Charles I. and Ireland

Margaret Anne Cusack
start of chapter | Chapter XXVIII

James I. died on the 27th March, 1625, and left his successor no very pleasant prospects in any part of his kingdom. He was pronounced by Sully to be "the wisest fool in Europe;" Henry IV. styled him "Captain of Arts and Clerk of Arms;" and a favourite epigram of the age is thus translated:—

"When Elizabeth was England's King,
That dreadful name thro' Spain did ring;
How altered is the case, ah sa' me!
The juggling days of good Queen Jamie."

On the accession of Charles I., in 1625, it was so generally supposed he would favour the Catholic. cause, that the earliest act of the new Parliament in London was to vote a petition, begging the King to enforce the laws against recusants and Popish priests. The Viceroy, Lord Falkland, advised the Irish Catholics to propitiate him with a voluntary subsidy.
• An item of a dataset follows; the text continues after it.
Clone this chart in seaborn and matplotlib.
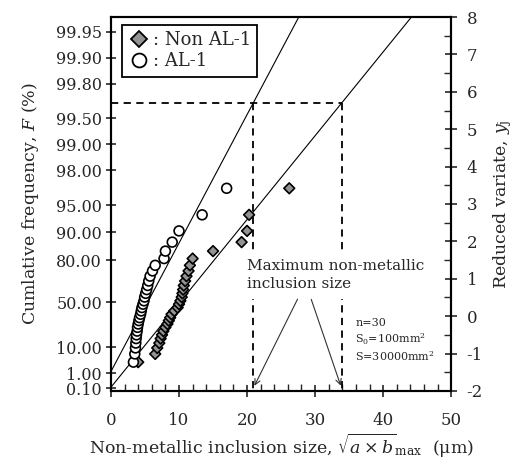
import matplotlib
matplotlib.use('Agg')
import matplotlib.pyplot as plt
from matplotlib.lines import Line2D
import seaborn as sns
import pandas as pd
import numpy as np

# reduced variate of each rank j (n = 30), y_j = -ln(-ln(j/(n+1)))
yj = [-1.23, -1.01, -0.85, -0.72, -0.60, -0.50, -0.40, -0.30, -0.21, -0.12,
      -0.04, 0.05, 0.14, 0.23, 0.32, 0.41, 0.51, 0.61, 0.71, 0.82,
      0.94, 1.07, 1.21, 1.36, 1.54, 1.74, 1.98, 2.28, 2.71, 3.42]

# inclusion sizes (um), sorted
non_al1 = [4.0, 6.5, 6.8, 7.1, 7.3, 7.5, 7.7, 8.0, 8.3, 8.5,
           8.7, 8.9, 9.3, 9.8, 10.0, 10.2, 10.4, 10.5, 10.6, 10.7,
           10.9, 11.1, 11.4, 11.6, 12.0, 15.0, 19.2, 20.0, 20.3, 26.2]
al1 = [3.3, 3.5, 3.6, 3.65, 3.7, 3.75, 3.85, 3.9, 4.0, 4.1,
       4.2, 4.35, 4.45, 4.55, 4.7, 4.85, 4.95, 5.1, 5.25, 5.4,
       5.55, 5.75, 6.1, 6.5, 7.8, 8.0, 9.0, 10.0, 13.4, 17.0]

# Gumbel fit lines: intercept at x=0 and slope (per um)
fit_intercept = {'Non AL-1': -1.90, 'AL-1': -1.48}
fit_slope = {'Non AL-1': 0.2242, 'AL-1': 0.3435}

# predicted maximum sizes and return-period reduced variate (T = S/S0 = 300)
sqrt_area_max = [20.9, 33.9]
y_T = 5.70

# left axis labels (cumulative frequency, %)
F_labels = ['0.10', '1.00', '10.00', '50.00', '80.00', '90.00', '95.00',
            '98.00', '99.00', '99.50', '99.80', '99.90', '99.95']
F_ticks = [-np.log(-np.log(float(f) / 100)) for f in F_labels]

df = pd.DataFrame({'size': non_al1 + al1, 'yj': yj + yj,
                   'steel': ['Non AL-1'] * 30 + ['AL-1'] * 30})

sns.set_style('ticks')
plt.rcParams['font.family'] = ['DejaVu Serif']
plt.rcParams['mathtext.fontset'] = 'dejavuserif'
plt.rcParams['axes.unicode_minus'] = False

fig = plt.figure(figsize=(5.21, 4.61), dpi=100)
ax = fig.add_axes([0.213, 0.152, 0.653, 0.811])

# fitted lines
xs = np.array([0, 50])
for k in ['AL-1', 'Non AL-1']:
    ax.plot(xs, fit_intercept[k] + fit_slope[k] * xs, color='black', lw=0.8, zorder=2)

sns.scatterplot(data=df, x='size', y='yj', hue='steel', style='steel', size='steel',
                markers={'Non AL-1': 'D', 'AL-1': 'o'},
                palette={'Non AL-1': '#939393', 'AL-1': 'white'},
                sizes={'Non AL-1': 30, 'AL-1': 50},
                edgecolor='black', linewidth=1.2, legend=False, ax=ax, zorder=4)

# dashed guide lines
ax.plot([0, sqrt_area_max[1]], [y_T, y_T], color='black', lw=1.3, ls=(0, (4, 3)), zorder=1)
for xm in sqrt_area_max:
    ax.plot([xm, xm], [y_T, -2], color='black', lw=1.3, ls=(0, (4, 3)), zorder=1)

ax.text(20.0, 1.1, 'Maximum non-metallic\ninclusion size', fontsize=11, ha='left', va='center',
        linespacing=1.35, zorder=3,
        bbox=dict(facecolor='white', edgecolor='none', pad=6))
ax.annotate('', xy=(sqrt_area_max[0], -1.93), xytext=(27.6, 0.52),
            arrowprops=dict(arrowstyle='->', lw=0.8, color='#333333'), zorder=3)
ax.annotate('', xy=(sqrt_area_max[1], -1.93), xytext=(29.3, 0.52),
            arrowprops=dict(arrowstyle='->', lw=0.8, color='#333333'), zorder=3)
ax.text(35.9, -0.05, 'n=30\nS$_0$=100mm$^2$\nS=30000mm$^2$', fontsize=8, ha='left', va='top',
        linespacing=1.25)

ax.set_xlim(0, 50)
ax.set_ylim(-2, 8)
ax.set_xticks(range(0, 51, 10))
ax.set_xticks(range(0, 51, 2), minor=True)
ax.set_yticks(F_ticks)
ax.set_yticklabels(F_labels)
ax.tick_params(axis='x', which='major', direction='inout', length=9, width=1.2, pad=11, labelsize=12)
ax.tick_params(axis='x', which='minor', direction='in', length=5, width=1.0)
ax.tick_params(axis='y', which='major', direction='inout', length=7, width=1.2, pad=3, labelsize=11.5)
ax.set_xlabel(r'Non-metallic inclusion size, $\sqrt{a\times b}_{\rm max}$  (μm)', fontsize=12.5, labelpad=2)
ax.set_ylabel('Cumlative frequency, $F$ (%)', fontsize=12.5, labelpad=11)

ax2 = ax.twinx()
ax2.set_ylim(-2, 8)
ax2.set_yticks(range(-2, 9))
ax2.set_yticks(np.arange(-2, 8.1, 0.5), minor=True)
ax2.tick_params(axis='y', which='major', direction='inout', length=8, width=1.2, pad=7, labelsize=12)
ax2.tick_params(axis='y', which='minor', direction='in', length=5, width=1.0)
ax2.set_ylabel('Reduced variate, $y_{\\rm j}$', fontsize=12.5, labelpad=6)

for a in (ax, ax2):
    for sp in a.spines.values():
        sp.set_linewidth(1.5)
        sp.set_color('black')

handles = [Line2D([], [], marker='D', ls='none', markerfacecolor='#939393', markeredgecolor='black',
                  markeredgewidth=1.3, markersize=8),
           Line2D([], [], marker='o', ls='none', markerfacecolor='white', markeredgecolor='black',
                  markeredgewidth=1.3, markersize=10)]
leg = ax.legend(handles, [': Non AL-1', ': AL-1'], loc='upper left', bbox_to_anchor=(0.032, 0.98),
                borderaxespad=0, fontsize=13, frameon=True, fancybox=False, framealpha=1,
                handlelength=1.2, handletextpad=0.15, borderpad=0.35, labelspacing=0.2)
leg.get_frame().set_edgecolor('black')
leg.get_frame().set_linewidth(1.3)
leg.set_zorder(5)

fig.savefig('out.png', dpi=100)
They offered the enormous sum of £120,000, to be paid in three annual instalments, and in return he promised them certain "graces." The contract was ratified by royal proclamation, in which the concessions were accompanied by a promise that a Parliament should be held to confirm them. The first instalment of the money was paid, and the Irish agents returned home to find themselves cruelly deceived and basely cheated. Falkland was recalled by the Puritan party, on suspicion of favouring the Catholics; Viscount Ely and the Earl of Cork were appointed Lords Justices; and a reign of terror was at once commenced.